What is asked. Quote the data below in full, minus the images.

Data in this exercise.
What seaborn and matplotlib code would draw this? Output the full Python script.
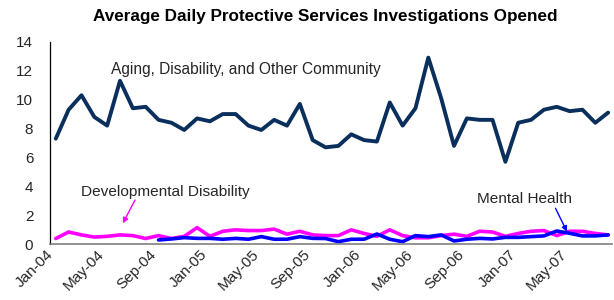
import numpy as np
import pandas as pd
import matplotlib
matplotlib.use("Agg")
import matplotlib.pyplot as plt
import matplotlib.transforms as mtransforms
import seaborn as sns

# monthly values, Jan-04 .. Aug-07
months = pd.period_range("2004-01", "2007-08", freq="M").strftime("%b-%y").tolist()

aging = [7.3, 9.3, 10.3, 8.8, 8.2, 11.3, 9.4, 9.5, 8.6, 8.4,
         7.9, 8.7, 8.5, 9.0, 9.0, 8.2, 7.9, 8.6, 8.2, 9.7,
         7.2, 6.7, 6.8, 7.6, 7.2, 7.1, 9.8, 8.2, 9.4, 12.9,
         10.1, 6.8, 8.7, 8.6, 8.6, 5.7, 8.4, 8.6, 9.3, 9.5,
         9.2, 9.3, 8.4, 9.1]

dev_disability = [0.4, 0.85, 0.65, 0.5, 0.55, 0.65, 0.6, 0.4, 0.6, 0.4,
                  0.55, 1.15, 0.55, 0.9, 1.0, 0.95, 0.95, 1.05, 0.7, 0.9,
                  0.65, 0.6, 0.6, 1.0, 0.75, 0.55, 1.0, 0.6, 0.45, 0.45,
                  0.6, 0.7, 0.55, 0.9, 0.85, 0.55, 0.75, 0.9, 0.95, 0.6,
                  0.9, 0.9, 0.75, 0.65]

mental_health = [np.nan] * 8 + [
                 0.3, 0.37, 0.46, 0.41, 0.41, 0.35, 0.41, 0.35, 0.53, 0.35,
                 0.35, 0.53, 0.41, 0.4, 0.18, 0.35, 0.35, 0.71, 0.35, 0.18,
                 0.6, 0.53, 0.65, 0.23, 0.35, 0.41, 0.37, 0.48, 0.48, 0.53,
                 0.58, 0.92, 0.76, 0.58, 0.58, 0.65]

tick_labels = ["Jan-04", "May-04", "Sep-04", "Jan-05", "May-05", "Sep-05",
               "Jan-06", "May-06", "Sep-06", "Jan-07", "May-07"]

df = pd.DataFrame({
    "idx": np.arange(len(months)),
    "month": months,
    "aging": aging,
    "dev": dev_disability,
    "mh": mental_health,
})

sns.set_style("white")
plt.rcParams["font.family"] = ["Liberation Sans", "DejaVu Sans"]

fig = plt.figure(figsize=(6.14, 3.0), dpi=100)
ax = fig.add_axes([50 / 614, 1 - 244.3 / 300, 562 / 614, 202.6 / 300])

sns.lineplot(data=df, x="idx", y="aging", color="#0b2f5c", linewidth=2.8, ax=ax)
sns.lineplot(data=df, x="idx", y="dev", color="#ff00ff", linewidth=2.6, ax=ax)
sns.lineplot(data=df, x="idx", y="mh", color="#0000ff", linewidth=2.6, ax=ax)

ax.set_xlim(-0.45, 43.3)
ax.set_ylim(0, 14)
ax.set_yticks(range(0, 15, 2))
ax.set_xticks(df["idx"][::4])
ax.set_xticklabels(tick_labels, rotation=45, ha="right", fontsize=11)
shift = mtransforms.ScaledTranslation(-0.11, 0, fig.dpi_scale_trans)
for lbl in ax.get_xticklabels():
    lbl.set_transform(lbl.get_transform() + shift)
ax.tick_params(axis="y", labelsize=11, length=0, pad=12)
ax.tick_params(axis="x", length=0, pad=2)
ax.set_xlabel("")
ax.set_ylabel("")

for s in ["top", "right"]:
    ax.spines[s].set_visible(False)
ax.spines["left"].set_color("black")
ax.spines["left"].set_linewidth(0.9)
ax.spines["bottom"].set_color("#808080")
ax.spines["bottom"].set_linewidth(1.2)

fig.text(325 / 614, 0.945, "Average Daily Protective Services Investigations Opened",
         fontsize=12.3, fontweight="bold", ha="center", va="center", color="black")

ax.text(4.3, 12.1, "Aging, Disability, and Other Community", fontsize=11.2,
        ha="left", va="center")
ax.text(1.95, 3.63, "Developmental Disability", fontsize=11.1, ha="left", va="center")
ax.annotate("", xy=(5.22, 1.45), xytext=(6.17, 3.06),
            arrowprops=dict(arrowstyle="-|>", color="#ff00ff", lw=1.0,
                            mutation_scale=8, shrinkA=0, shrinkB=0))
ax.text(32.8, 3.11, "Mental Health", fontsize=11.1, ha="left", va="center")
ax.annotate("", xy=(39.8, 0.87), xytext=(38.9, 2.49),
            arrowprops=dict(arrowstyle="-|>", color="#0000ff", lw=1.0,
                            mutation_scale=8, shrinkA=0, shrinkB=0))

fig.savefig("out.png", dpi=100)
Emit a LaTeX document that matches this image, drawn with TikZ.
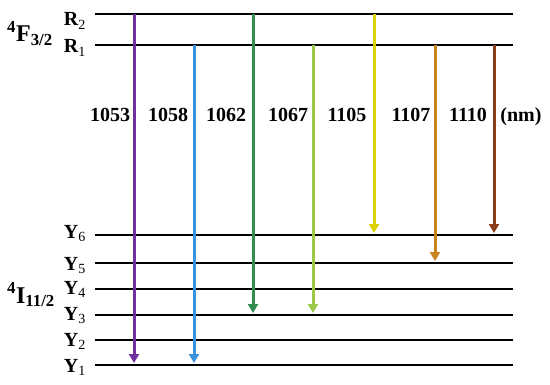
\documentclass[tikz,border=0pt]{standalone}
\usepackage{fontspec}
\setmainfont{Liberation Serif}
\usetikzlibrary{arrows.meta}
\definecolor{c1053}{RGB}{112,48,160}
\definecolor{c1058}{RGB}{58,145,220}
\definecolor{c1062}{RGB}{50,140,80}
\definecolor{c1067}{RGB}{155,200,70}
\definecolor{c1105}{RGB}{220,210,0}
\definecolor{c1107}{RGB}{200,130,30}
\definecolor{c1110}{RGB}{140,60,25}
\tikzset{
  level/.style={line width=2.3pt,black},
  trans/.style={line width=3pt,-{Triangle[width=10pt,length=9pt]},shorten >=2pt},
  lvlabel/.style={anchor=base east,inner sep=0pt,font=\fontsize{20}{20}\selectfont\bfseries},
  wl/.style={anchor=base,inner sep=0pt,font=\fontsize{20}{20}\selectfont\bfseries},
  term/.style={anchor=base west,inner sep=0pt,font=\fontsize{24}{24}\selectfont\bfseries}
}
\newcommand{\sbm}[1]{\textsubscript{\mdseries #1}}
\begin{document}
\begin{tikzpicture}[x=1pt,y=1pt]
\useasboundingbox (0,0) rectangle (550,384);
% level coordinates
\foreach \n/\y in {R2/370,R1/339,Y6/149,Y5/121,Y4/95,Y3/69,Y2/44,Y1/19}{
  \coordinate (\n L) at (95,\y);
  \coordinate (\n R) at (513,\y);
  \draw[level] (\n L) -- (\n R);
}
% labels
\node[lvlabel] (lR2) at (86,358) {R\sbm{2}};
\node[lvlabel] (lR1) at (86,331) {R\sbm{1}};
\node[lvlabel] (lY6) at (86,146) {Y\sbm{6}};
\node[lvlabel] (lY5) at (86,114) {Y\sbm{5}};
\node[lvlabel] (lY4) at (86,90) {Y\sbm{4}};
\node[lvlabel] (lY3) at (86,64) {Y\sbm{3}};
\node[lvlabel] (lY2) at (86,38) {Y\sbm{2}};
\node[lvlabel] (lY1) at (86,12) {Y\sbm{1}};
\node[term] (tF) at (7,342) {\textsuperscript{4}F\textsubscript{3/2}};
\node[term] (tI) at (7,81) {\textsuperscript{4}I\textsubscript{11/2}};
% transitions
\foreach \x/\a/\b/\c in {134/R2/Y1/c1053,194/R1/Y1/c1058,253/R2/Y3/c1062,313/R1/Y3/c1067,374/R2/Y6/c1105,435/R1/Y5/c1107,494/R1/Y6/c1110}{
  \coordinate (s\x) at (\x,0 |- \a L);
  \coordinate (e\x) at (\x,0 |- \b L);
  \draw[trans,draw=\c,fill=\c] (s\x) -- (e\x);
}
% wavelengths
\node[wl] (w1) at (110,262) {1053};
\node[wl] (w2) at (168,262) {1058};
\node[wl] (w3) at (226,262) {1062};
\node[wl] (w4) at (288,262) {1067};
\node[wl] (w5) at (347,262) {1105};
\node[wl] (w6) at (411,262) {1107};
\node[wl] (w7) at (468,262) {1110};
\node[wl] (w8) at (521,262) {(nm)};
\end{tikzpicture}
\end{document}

Result of this exercise.
What seaborn and matplotlib code would draw this? Output the full Python script.
import numpy as np
import pandas as pd
import matplotlib
matplotlib.use("Agg")
import matplotlib.pyplot as plt
import matplotlib.transforms as mtransforms
import seaborn as sns

# monthly values, Jan-04 .. Aug-07
months = pd.period_range("2004-01", "2007-08", freq="M").strftime("%b-%y").tolist()

aging = [7.3, 9.3, 10.3, 8.8, 8.2, 11.3, 9.4, 9.5, 8.6, 8.4,
         7.9, 8.7, 8.5, 9.0, 9.0, 8.2, 7.9, 8.6, 8.2, 9.7,
         7.2, 6.7, 6.8, 7.6, 7.2, 7.1, 9.8, 8.2, 9.4, 12.9,
         10.1, 6.8, 8.7, 8.6, 8.6, 5.7, 8.4, 8.6, 9.3, 9.5,
         9.2, 9.3, 8.4, 9.1]

dev_disability = [0.4, 0.85, 0.65, 0.5, 0.55, 0.65, 0.6, 0.4, 0.6, 0.4,
                  0.55, 1.15, 0.55, 0.9, 1.0, 0.95, 0.95, 1.05, 0.7, 0.9,
                  0.65, 0.6, 0.6, 1.0, 0.75, 0.55, 1.0, 0.6, 0.45, 0.45,
                  0.6, 0.7, 0.55, 0.9, 0.85, 0.55, 0.75, 0.9, 0.95, 0.6,
                  0.9, 0.9, 0.75, 0.65]

mental_health = [np.nan] * 8 + [
                 0.3, 0.37, 0.46, 0.41, 0.41, 0.35, 0.41, 0.35, 0.53, 0.35,
                 0.35, 0.53, 0.41, 0.4, 0.18, 0.35, 0.35, 0.71, 0.35, 0.18,
                 0.6, 0.53, 0.65, 0.23, 0.35, 0.41, 0.37, 0.48, 0.48, 0.53,
                 0.58, 0.92, 0.76, 0.58, 0.58, 0.65]

tick_labels = ["Jan-04", "May-04", "Sep-04", "Jan-05", "May-05", "Sep-05",
               "Jan-06", "May-06", "Sep-06", "Jan-07", "May-07"]

df = pd.DataFrame({
    "idx": np.arange(len(months)),
    "month": months,
    "aging": aging,
    "dev": dev_disability,
    "mh": mental_health,
})

sns.set_style("white")
plt.rcParams["font.family"] = ["Liberation Sans", "DejaVu Sans"]

fig = plt.figure(figsize=(6.14, 3.0), dpi=100)
ax = fig.add_axes([50 / 614, 1 - 244.3 / 300, 562 / 614, 202.6 / 300])

sns.lineplot(data=df, x="idx", y="aging", color="#0b2f5c", linewidth=2.8, ax=ax)
sns.lineplot(data=df, x="idx", y="dev", color="#ff00ff", linewidth=2.6, ax=ax)
sns.lineplot(data=df, x="idx", y="mh", color="#0000ff", linewidth=2.6, ax=ax)

ax.set_xlim(-0.45, 43.3)
ax.set_ylim(0, 14)
ax.set_yticks(range(0, 15, 2))
ax.set_xticks(df["idx"][::4])
ax.set_xticklabels(tick_labels, rotation=45, ha="right", fontsize=11)
shift = mtransforms.ScaledTranslation(-0.11, 0, fig.dpi_scale_trans)
for lbl in ax.get_xticklabels():
    lbl.set_transform(lbl.get_transform() + shift)
ax.tick_params(axis="y", labelsize=11, length=0, pad=12)
ax.tick_params(axis="x", length=0, pad=2)
ax.set_xlabel("")
ax.set_ylabel("")

for s in ["top", "right"]:
    ax.spines[s].set_visible(False)
ax.spines["left"].set_color("black")
ax.spines["left"].set_linewidth(0.9)
ax.spines["bottom"].set_color("#808080")
ax.spines["bottom"].set_linewidth(1.2)

fig.text(325 / 614, 0.945, "Average Daily Protective Services Investigations Opened",
         fontsize=12.3, fontweight="bold", ha="center", va="center", color="black")

ax.text(4.3, 12.1, "Aging, Disability, and Other Community", fontsize=11.2,
        ha="left", va="center")
ax.text(1.95, 3.63, "Developmental Disability", fontsize=11.1, ha="left", va="center")
ax.annotate("", xy=(5.22, 1.45), xytext=(6.17, 3.06),
            arrowprops=dict(arrowstyle="-|>", color="#ff00ff", lw=1.0,
                            mutation_scale=8, shrinkA=0, shrinkB=0))
ax.text(32.8, 3.11, "Mental Health", fontsize=11.1, ha="left", va="center")
ax.annotate("", xy=(39.8, 0.87), xytext=(38.9, 2.49),
            arrowprops=dict(arrowstyle="-|>", color="#0000ff", lw=1.0,
                            mutation_scale=8, shrinkA=0, shrinkB=0))

fig.savefig("out.png", dpi=100)
Emit a LaTeX document that matches this image, drawn with TikZ.
\documentclass[tikz,border=0pt]{standalone}
\usepackage{fontspec}
\setmainfont{Liberation Serif}
\usetikzlibrary{arrows.meta}
\definecolor{c1053}{RGB}{112,48,160}
\definecolor{c1058}{RGB}{58,145,220}
\definecolor{c1062}{RGB}{50,140,80}
\definecolor{c1067}{RGB}{155,200,70}
\definecolor{c1105}{RGB}{220,210,0}
\definecolor{c1107}{RGB}{200,130,30}
\definecolor{c1110}{RGB}{140,60,25}
\tikzset{
  level/.style={line width=2.3pt,black},
  trans/.style={line width=3pt,-{Triangle[width=10pt,length=9pt]},shorten >=2pt},
  lvlabel/.style={anchor=base east,inner sep=0pt,font=\fontsize{20}{20}\selectfont\bfseries},
  wl/.style={anchor=base,inner sep=0pt,font=\fontsize{20}{20}\selectfont\bfseries},
  term/.style={anchor=base west,inner sep=0pt,font=\fontsize{24}{24}\selectfont\bfseries}
}
\newcommand{\sbm}[1]{\textsubscript{\mdseries #1}}
\begin{document}
\begin{tikzpicture}[x=1pt,y=1pt]
\useasboundingbox (0,0) rectangle (550,384);
% level coordinates
\foreach \n/\y in {R2/370,R1/339,Y6/149,Y5/121,Y4/95,Y3/69,Y2/44,Y1/19}{
  \coordinate (\n L) at (95,\y);
  \coordinate (\n R) at (513,\y);
  \draw[level] (\n L) -- (\n R);
}
% labels
\node[lvlabel] (lR2) at (86,358) {R\sbm{2}};
\node[lvlabel] (lR1) at (86,331) {R\sbm{1}};
\node[lvlabel] (lY6) at (86,146) {Y\sbm{6}};
\node[lvlabel] (lY5) at (86,114) {Y\sbm{5}};
\node[lvlabel] (lY4) at (86,90) {Y\sbm{4}};
\node[lvlabel] (lY3) at (86,64) {Y\sbm{3}};
\node[lvlabel] (lY2) at (86,38) {Y\sbm{2}};
\node[lvlabel] (lY1) at (86,12) {Y\sbm{1}};
\node[term] (tF) at (7,342) {\textsuperscript{4}F\textsubscript{3/2}};
\node[term] (tI) at (7,81) {\textsuperscript{4}I\textsubscript{11/2}};
% transitions
\foreach \x/\a/\b/\c in {134/R2/Y1/c1053,194/R1/Y1/c1058,253/R2/Y3/c1062,313/R1/Y3/c1067,374/R2/Y6/c1105,435/R1/Y5/c1107,494/R1/Y6/c1110}{
  \coordinate (s\x) at (\x,0 |- \a L);
  \coordinate (e\x) at (\x,0 |- \b L);
  \draw[trans,draw=\c,fill=\c] (s\x) -- (e\x);
}
% wavelengths
\node[wl] (w1) at (110,262) {1053};
\node[wl] (w2) at (168,262) {1058};
\node[wl] (w3) at (226,262) {1062};
\node[wl] (w4) at (288,262) {1067};
\node[wl] (w5) at (347,262) {1105};
\node[wl] (w6) at (411,262) {1107};
\node[wl] (w7) at (468,262) {1110};
\node[wl] (w8) at (521,262) {(nm)};
\end{tikzpicture}
\end{document}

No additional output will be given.